We distilled 13 years of consulting insights across hundreds of companies, performed exclusive interviews with over 20 billionaires and 60 other CEOs and investors to collect their best advice and stories on this topic, and completed a university-sponsored scientific study of 313 CEO careers.

What did we learn? We learned 7 things that managers can do today to improve their hiring success rate from 50% to 90%. We call this the “A Method For Hiring.”

Write a written “scorecard” with quantifiable outcomes you expect a person to deliver. It’s time to be precise—not fuzzy.

Identify what elements of your culture you must have in candidates.

Source the best candidates using your network and think twice before over-relying on ads, job boards, and recruiters.

Consider paying a much bigger referral bounty to your employees who source A Players who are hired. One high performing company, for example, pays its employees a $100,000 hiring bounty for people who are hired (paid out $10k per year for 10 years of start date if both the referring party and the referred party are still employed).

Select the right person by conducting at least one extremely thorough, 3-hour, chronological interview. Really dig in.

 

Find out for each job the person has had:
• What was the person hired to do?
• What were his or her biggest accomplishments?
• What were his or her mistakes?
• What would his or her bosses say about them (which can be verified with reference checks)?
• Why did he or she leave?

 

Watch out for red flags like: candidates who don’t take responsibility for past mistakes, or who speak poorly of most of their bosses.

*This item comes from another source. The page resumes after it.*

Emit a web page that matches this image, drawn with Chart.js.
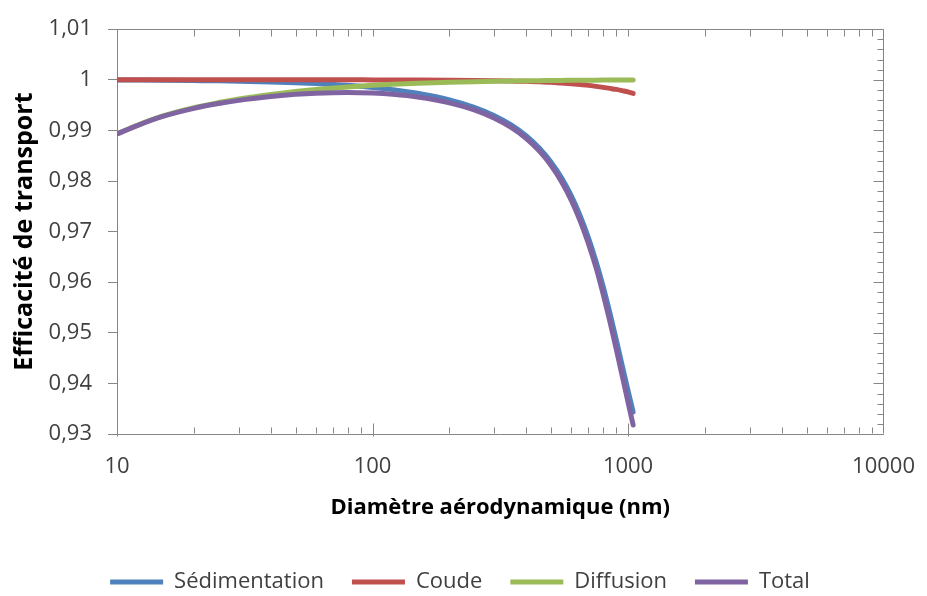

Watch out for the 20 behavioral derailers that Marshall Goldsmith writes about in What Got You Here Won’t Get You There.

 

Sell candidates by remembering the 5 Fs of what candidates care about:
• Fit (with your company)
• Family (support for joining your company)
• Freedom (to make decisions)
• Fortune (and glory)
• Fun

 

You can do it. Master the A Method for Hiring. Enjoy more career success. Make more money. Have more time.